- [Required work] Pictures stay out. Extract the lines below from the first one through the line with "from matplotlib.transforms import", both included.

- [Dataset excerpt]
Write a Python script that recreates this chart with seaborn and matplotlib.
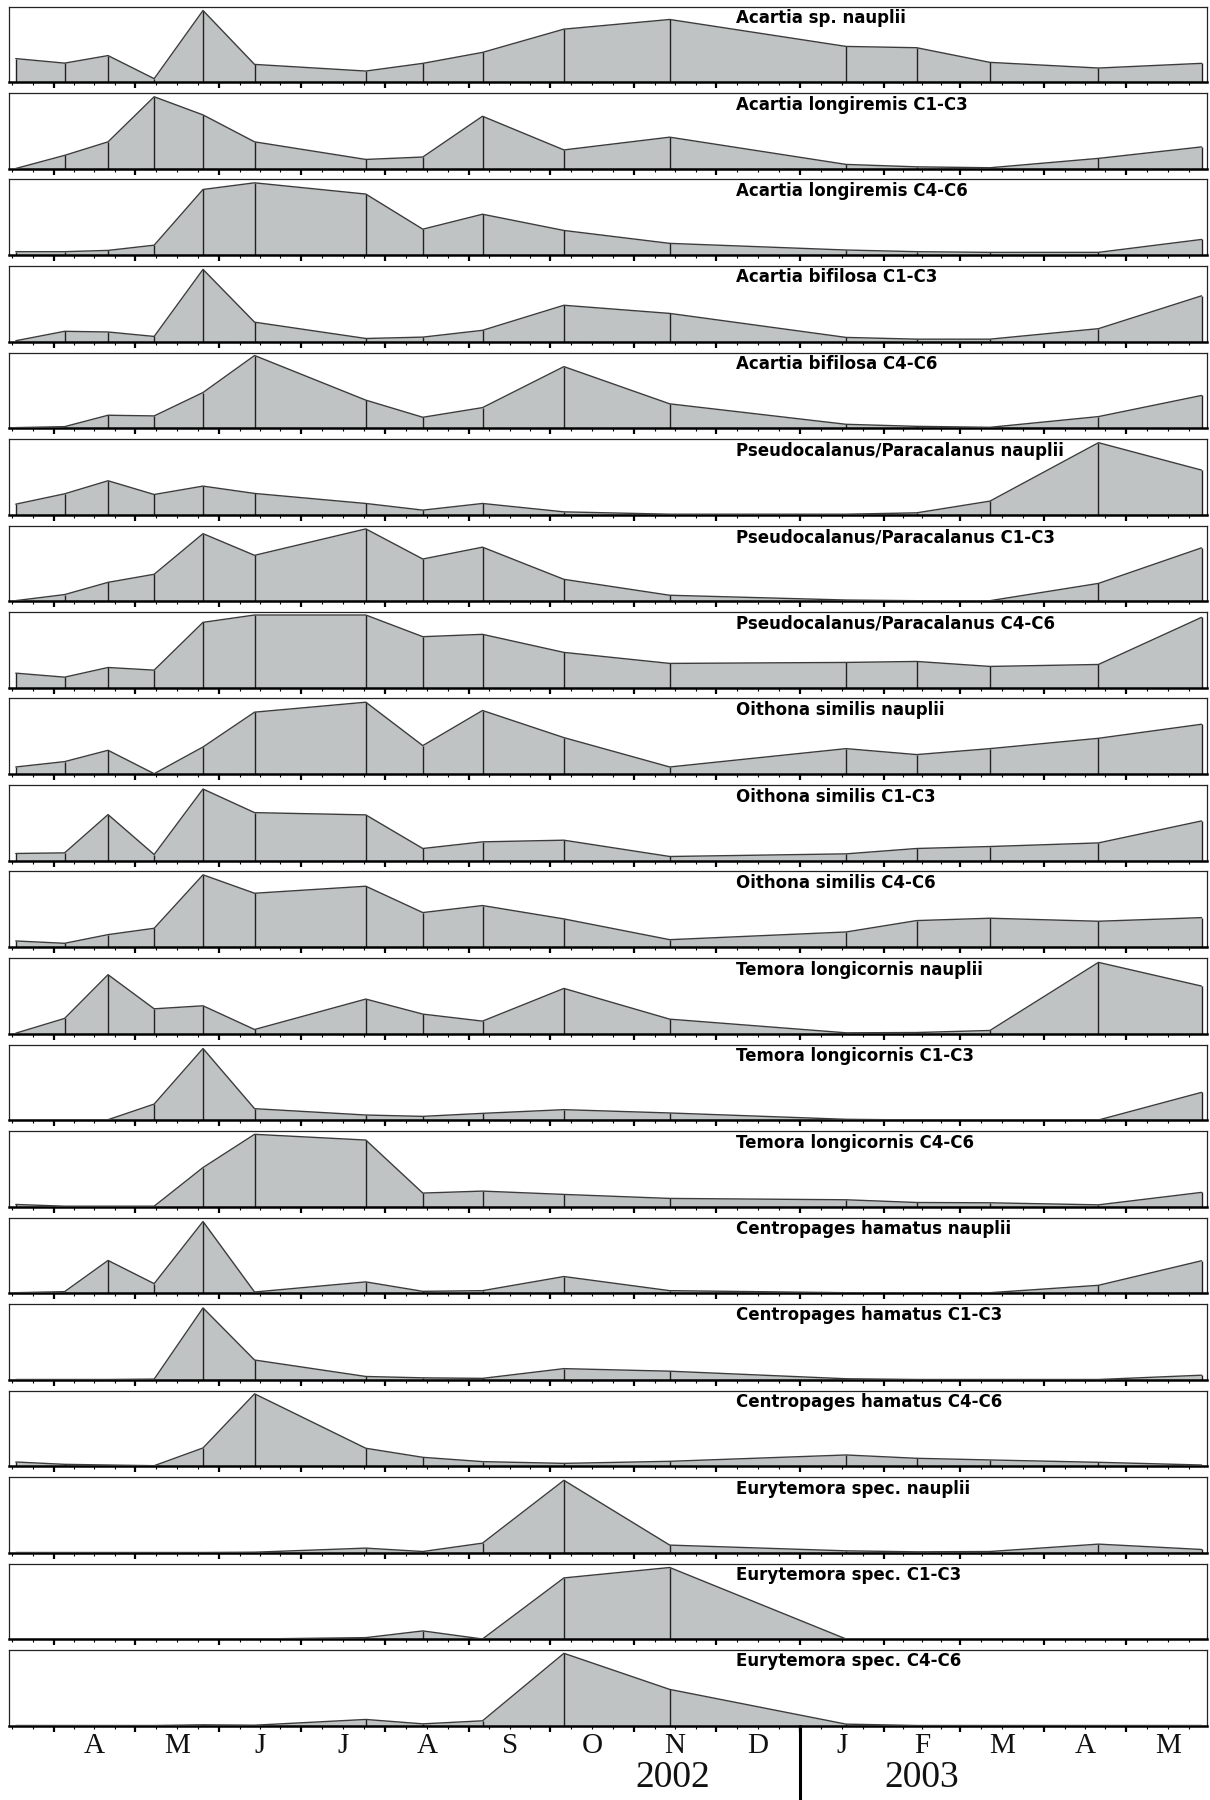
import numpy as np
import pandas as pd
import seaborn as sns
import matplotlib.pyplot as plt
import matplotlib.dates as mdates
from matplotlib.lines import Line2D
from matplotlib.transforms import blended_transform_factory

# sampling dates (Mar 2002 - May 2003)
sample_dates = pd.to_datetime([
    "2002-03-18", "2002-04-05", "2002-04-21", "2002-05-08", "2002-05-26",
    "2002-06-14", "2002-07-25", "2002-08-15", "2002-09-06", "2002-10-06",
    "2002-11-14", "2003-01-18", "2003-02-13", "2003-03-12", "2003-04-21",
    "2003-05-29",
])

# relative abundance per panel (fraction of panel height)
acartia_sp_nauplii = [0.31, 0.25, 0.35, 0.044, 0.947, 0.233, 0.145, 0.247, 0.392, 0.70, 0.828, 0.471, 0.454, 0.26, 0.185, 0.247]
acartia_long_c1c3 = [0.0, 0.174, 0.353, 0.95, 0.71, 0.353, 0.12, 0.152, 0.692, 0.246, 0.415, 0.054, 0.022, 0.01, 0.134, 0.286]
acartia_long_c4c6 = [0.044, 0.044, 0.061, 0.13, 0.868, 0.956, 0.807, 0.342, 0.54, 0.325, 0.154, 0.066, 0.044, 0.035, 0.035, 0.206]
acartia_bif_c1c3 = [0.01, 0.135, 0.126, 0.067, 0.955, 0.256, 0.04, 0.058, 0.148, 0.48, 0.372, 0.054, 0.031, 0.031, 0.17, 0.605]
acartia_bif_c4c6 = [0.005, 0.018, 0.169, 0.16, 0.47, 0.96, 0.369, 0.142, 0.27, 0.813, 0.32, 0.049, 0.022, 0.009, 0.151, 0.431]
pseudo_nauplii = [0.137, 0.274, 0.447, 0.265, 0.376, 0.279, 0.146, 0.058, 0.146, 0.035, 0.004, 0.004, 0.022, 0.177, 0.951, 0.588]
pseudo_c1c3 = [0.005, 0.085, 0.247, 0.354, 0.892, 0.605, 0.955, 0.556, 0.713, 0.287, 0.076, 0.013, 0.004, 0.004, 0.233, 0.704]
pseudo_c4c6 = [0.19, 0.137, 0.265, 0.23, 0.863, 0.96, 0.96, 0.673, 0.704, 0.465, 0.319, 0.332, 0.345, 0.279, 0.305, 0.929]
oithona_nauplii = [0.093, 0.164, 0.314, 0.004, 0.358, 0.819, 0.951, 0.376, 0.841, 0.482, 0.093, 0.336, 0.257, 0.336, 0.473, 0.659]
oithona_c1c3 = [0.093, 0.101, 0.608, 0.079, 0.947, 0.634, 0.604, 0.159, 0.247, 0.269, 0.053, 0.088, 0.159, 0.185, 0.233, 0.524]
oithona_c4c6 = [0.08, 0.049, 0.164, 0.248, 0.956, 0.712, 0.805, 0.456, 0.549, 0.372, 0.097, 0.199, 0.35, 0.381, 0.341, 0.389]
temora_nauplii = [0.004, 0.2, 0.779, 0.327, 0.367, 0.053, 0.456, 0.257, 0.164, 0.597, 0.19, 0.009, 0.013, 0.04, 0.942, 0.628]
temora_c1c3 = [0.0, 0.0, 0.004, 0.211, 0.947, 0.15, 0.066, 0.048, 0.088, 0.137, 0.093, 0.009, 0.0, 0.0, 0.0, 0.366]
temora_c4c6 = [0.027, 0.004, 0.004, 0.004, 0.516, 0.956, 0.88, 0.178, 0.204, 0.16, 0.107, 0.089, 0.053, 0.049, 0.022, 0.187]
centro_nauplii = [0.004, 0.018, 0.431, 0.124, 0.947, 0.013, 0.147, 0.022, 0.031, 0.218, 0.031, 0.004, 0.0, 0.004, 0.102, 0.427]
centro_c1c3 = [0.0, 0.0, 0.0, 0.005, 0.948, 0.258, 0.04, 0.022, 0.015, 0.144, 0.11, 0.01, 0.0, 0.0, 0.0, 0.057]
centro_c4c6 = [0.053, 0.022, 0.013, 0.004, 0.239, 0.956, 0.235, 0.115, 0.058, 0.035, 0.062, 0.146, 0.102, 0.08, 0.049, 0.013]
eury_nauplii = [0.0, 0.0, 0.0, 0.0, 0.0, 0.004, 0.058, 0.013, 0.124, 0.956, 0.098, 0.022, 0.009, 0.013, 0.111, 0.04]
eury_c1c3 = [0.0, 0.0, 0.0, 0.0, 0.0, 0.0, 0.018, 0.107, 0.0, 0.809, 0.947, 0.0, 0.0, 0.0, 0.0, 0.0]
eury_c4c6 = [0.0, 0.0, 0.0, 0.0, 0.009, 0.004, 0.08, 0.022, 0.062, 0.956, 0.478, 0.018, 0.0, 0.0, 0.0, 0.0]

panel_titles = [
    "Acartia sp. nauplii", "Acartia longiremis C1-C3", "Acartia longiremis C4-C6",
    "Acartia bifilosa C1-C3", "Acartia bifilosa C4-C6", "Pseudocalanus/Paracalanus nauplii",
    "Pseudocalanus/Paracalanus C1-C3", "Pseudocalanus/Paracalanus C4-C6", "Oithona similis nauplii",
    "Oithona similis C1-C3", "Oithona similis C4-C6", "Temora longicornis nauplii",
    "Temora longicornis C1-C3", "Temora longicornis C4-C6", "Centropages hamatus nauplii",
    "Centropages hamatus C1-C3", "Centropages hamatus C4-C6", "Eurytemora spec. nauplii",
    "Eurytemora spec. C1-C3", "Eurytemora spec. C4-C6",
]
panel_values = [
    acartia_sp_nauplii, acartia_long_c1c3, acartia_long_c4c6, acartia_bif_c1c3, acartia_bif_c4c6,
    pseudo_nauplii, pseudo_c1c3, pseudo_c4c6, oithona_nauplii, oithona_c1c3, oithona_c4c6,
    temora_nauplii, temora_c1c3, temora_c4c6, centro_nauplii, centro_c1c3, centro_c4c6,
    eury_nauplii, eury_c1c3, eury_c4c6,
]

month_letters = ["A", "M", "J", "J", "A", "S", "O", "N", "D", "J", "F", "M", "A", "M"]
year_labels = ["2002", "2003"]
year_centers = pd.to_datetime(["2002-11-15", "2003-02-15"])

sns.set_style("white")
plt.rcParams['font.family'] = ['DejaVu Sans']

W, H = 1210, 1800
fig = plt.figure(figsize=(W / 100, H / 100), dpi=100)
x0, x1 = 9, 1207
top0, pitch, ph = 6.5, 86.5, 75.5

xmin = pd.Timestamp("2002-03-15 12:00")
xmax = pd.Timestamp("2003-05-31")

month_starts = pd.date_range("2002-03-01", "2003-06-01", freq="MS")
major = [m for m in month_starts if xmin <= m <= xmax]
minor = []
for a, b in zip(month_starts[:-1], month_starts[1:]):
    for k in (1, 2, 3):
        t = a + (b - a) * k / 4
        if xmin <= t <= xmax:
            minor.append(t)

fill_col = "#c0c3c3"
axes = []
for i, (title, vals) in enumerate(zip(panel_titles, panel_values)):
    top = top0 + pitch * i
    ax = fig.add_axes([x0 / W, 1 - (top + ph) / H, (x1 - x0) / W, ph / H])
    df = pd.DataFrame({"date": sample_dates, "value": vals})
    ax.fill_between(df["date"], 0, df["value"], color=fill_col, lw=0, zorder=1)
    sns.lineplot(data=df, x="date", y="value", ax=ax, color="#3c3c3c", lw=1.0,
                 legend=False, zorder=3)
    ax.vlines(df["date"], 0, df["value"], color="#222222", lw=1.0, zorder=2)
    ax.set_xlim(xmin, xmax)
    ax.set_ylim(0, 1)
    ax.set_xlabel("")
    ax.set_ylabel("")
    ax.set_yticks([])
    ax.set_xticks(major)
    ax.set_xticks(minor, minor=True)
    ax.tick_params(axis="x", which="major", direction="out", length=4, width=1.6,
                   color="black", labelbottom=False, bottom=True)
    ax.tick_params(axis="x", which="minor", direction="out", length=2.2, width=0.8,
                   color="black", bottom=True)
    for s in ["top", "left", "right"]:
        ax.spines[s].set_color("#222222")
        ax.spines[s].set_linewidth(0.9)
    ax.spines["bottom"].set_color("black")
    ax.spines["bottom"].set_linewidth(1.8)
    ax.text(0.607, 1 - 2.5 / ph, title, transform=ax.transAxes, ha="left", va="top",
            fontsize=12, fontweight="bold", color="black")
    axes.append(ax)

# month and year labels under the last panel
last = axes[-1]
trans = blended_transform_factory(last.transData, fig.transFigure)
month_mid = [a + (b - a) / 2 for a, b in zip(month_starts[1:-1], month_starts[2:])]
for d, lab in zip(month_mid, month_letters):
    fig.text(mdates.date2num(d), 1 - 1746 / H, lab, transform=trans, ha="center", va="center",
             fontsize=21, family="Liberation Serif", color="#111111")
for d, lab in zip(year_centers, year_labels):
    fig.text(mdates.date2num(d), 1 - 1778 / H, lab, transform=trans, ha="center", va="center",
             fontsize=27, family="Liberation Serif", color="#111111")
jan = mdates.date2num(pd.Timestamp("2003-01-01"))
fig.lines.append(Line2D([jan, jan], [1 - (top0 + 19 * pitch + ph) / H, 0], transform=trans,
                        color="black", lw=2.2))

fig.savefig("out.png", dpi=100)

- [Exercise solution]
Write a Python script that recreates this chart with seaborn and matplotlib.
import numpy as np
import pandas as pd
import seaborn as sns
import matplotlib.pyplot as plt
import matplotlib.dates as mdates
from matplotlib.lines import Line2D
from matplotlib.transforms import blended_transform_factory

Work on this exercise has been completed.